One strand follows two boys, an adult man, a very pregnant woman and a suffering victim on a march to nowhere but a place where there might be safety. The war has left blood and bodies all around and the travellers find their lives narrowing in a search for food and something like safety.

Occasional scenes are well painted and, when the party crouch by the roadside to watch in fear as a convoy of militia drive by with scores of boys yoked at the neck with steel wire, bound for either the short life of a child soldier or something even more terrible, the author does his work well.

But then we have lines such as “When the night comes they rouse themselves and sit under the spume of stars waiting for the encroaching spores of reality to catch up with them again” and “They lie there jerking off until the inevitable spasm grips them. They pan the effluent whiteness into the palm of their hands or it specks the sweaty blackness of their stomachs.” There is more – and worse.
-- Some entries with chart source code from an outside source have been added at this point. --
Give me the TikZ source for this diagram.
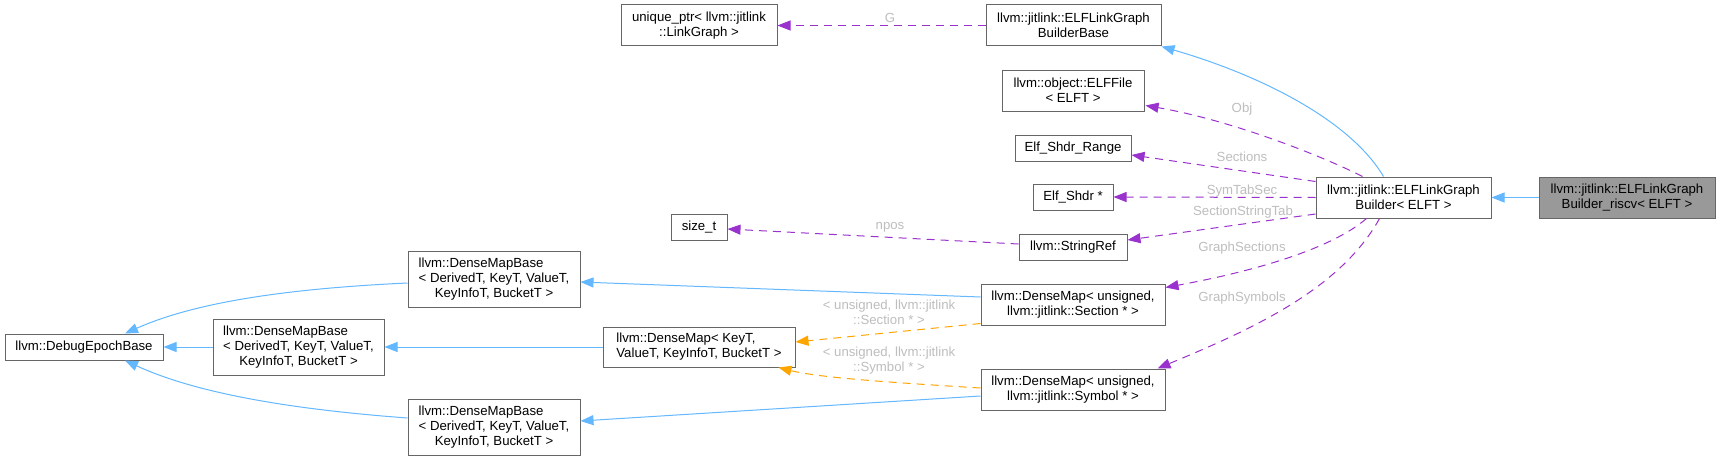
\documentclass[tikz,border=0pt]{standalone}
\usepackage{fontspec}
\setmainfont{Liberation Sans}
\usetikzlibrary{arrows.meta,calc}
\definecolor{edgeblue}{HTML}{63B8FF}
\definecolor{edgepurple}{HTML}{9A32CD}
\definecolor{edgeorange}{HTML}{FFA500}
\definecolor{nodeborder}{HTML}{666666}
\definecolor{labelgray}{HTML}{BEBEBE}
\definecolor{nodefill}{HTML}{999999}
\begin{document}
\begin{tikzpicture}[x=1pt,y=-1pt,
  box/.style={draw=nodeborder, line width=1pt, fill=white, inner sep=0pt,
    align=center, font=\fontsize{13.2}{15}\selectfont, text=black},
  hl/.style={box, fill=nodefill},
  elabel/.style={inner sep=0pt, align=center, text=labelgray,
    font=\fontsize{13.2}{15}\selectfont},
  inherit/.style={-{Triangle[length=13pt,width=10pt,fill=edgeblue]}, draw=edgeblue, line width=1pt},
  uses/.style={-{Triangle[length=13pt,width=10pt,fill=edgepurple]}, draw=edgepurple, line width=1pt, dash pattern=on 8pt off 6pt},
  templ/.style={-{Triangle[length=13pt,width=10pt,fill=edgeorange]}, draw=edgeorange, line width=1pt, dash pattern=on 8pt off 6pt}]

\fill[white] (0,0) rectangle (1720,460);
\useasboundingbox (0,0) rectangle (1720,460);

% nodes
\node[hl, minimum width=176pt, minimum height=41pt] (riscv) at (1627,197.5)
  {llvm::jitlink::ELFLinkGraph\\Builder\_riscv< ELFT >};
\node[box, minimum width=175pt, minimum height=41pt] (builder) at (1403.5,197.5)
  {llvm::jitlink::ELFLinkGraph\\Builder< ELFT >};
\node[box, minimum width=175pt, minimum height=41pt] (base) at (1073.5,25.5)
  {llvm::jitlink::ELFLinkGraph\\BuilderBase};
\node[box, minimum width=156pt, minimum height=41pt] (uptr) at (699,25.5)
  {unique\_ptr< llvm::jitlink\\::LinkGraph >};
\node[box, minimum width=142pt, minimum height=41pt] (elffile) at (1073,90.5)
  {llvm::object::ELFFile\\< ELFT >};
\node[box, minimum width=116pt, minimum height=26pt] (range) at (1073,148)
  {Elf\_Shdr\_Range};
\node[box, minimum width=80pt, minimum height=26pt] (shdr) at (1073,197)
  {Elf\_Shdr *};
\node[box, minimum width=56pt, minimum height=26pt] (sizet) at (699,227)
  {size\_t};
\node[box, minimum width=108pt, minimum height=26pt] (stringref) at (1073,247)
  {llvm::StringRef};
\node[box, minimum width=184pt, minimum height=41pt] (dmsec) at (1073,304.5)
  {llvm::DenseMap< unsigned,\\ llvm::jitlink::Section * >};
\node[box, minimum width=184pt, minimum height=41pt] (dmsym) at (1073,389.5)
  {llvm::DenseMap< unsigned,\\ llvm::jitlink::Symbol * >};
\node[box, minimum width=192pt, minimum height=40pt] (dmkey) at (699,347)
  {\rlap{llvm::DenseMap< KeyT,}\phantom{ValueT, KeyInfoT, BucketT >}\\ ValueT, KeyInfoT, BucketT >};
\node[box, minimum width=172pt, minimum height=56pt] (dmbtop) at (494,279)
  {\rlap{llvm::DenseMapBase}\phantom{< DerivedT, KeyT, ValueT,}\\< DerivedT, KeyT, ValueT,\\ KeyInfoT, BucketT >};
\node[box, minimum width=171pt, minimum height=56pt] (dmbmid) at (298.5,347)
  {\rlap{llvm::DenseMapBase}\phantom{< DerivedT, KeyT, ValueT,}\\< DerivedT, KeyT, ValueT,\\ KeyInfoT, BucketT >};
\node[box, minimum width=172pt, minimum height=56pt] (dmbbot) at (494,427)
  {\rlap{llvm::DenseMapBase}\phantom{< DerivedT, KeyT, ValueT,}\\< DerivedT, KeyT, ValueT,\\ KeyInfoT, BucketT >};
\node[box, minimum width=158pt, minimum height=26pt] (debug) at (84,347)
  {llvm::DebugEpochBase};

% edge labels
\node[elabel] (lG) at (890,18) {G};
\node[elabel] (lObj) at (1242,109) {Obj};
\node[elabel] (lSections) at (1242,157) {Sections};
\node[elabel] (lSymTab) at (1242,191) {SymTabSec};
\node[elabel] (lStrTab) at (1243,212) {SectionStringTab};
\node[elabel] (lGSec) at (1242,248) {GraphSections};
\node[elabel] (lGSym) at (1242,298) {GraphSymbols};
\node[elabel] (lnpos) at (890,227) {npos};
\node[elabel] (lTSec) at (889,312) {< unsigned, llvm::jitlink\\::Section * >};
\node[elabel] (lTSym) at (889,360.5) {< unsigned, llvm::jitlink\\::Symbol * >};

% inheritance edges
\draw[inherit] (riscv.west) -- (builder.east);
\draw[inherit] ($(builder.north west)+(68,0)$) .. controls (1350,120) and (1260,75) .. (base.south east);
\draw[inherit] ($(dmsec.west)+(0,-7.5)$) -- ($(dmbtop.east)+(0,3)$);
\draw[inherit] ($(dmsym.west)+(0,6.5)$) -- ($(dmbbot.east)+(0,-6)$);
\draw[inherit] (dmkey.west) -- (dmbmid.east);
\draw[inherit] (dmbmid.west) -- (debug.east);
\draw[inherit] ($(dmbtop.west)+(0,4)$) .. controls (300,288) and (200,300) .. ($(debug.north)+(41,0)$);
\draw[inherit] ($(dmbbot.west)+(0,-9)$) .. controls (300,410) and (200,395) .. ($(debug.south)+(41,0)$);

% usage edges
\draw[uses] (base.west) -- (uptr.east);
\draw[uses] ($(builder.north west)+(47,0)$) .. controls (1320,155) and (1230,120) .. ($(elffile.south east)+(1,-6)$);
\draw[uses] ($(builder.north west)+(0,5)$) -- ($(range.east)+(0,7)$);
\draw[uses] (builder.west) -- (shdr.east);
\draw[uses] ($(builder.west)+(0,16.5)$) -- ($(stringref.east)+(0,-7)$);
\draw[uses] ($(builder.south west)+(51,0)$) .. controls (1330,250) and (1250,272) .. ($(dmsec.north east)+(0,4)$);
\draw[uses] ($(builder.south west)+(64,0)$) .. controls (1340,290) and (1250,330) .. ($(dmsym.north east)+(-8,0)$);
\draw[uses] ($(stringref.west)+(0,-3)$) -- ($(sizet.east)+(0,2)$);

% template instance edges
\draw[templ] ($(dmsec.south west)+(0,-2)$) -- ($(dmkey.east)+(0,-5)$);
\draw[templ] ($(dmsym.west)+(0,-1.5)$) .. controls (900,383) and (820,378) .. ($(dmkey.south east)+(-17,0)$);
\end{tikzpicture}
\end{document}
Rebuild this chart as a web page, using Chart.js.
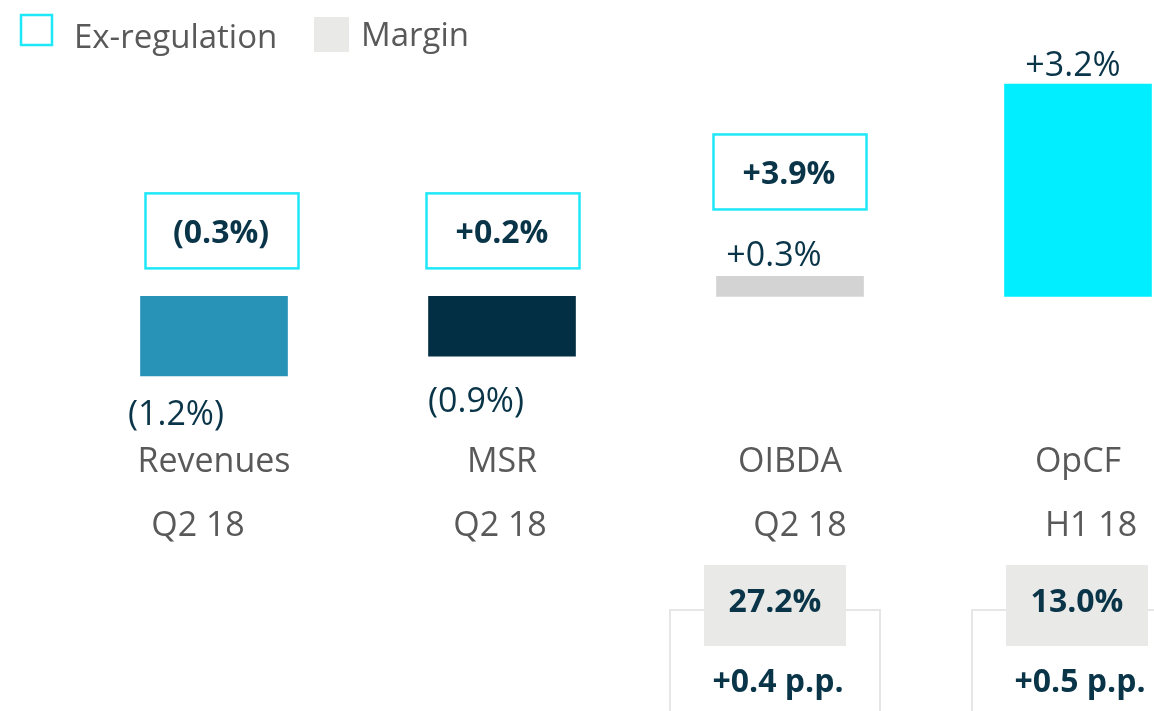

The Zimbabwe section is told through the diary of a teacher about to take the gap and flee the land. Much of this is authentic and it is by far the better part of the book – but it doesn’t make the whole worth the cover price. There have been many books written about the Congo wars. They covered similar blood-soaked territory and set something of a standard. Of Beasts & Beings doesn’t match them. There is a good – possibly a great – book in Ian Holding but this is not it.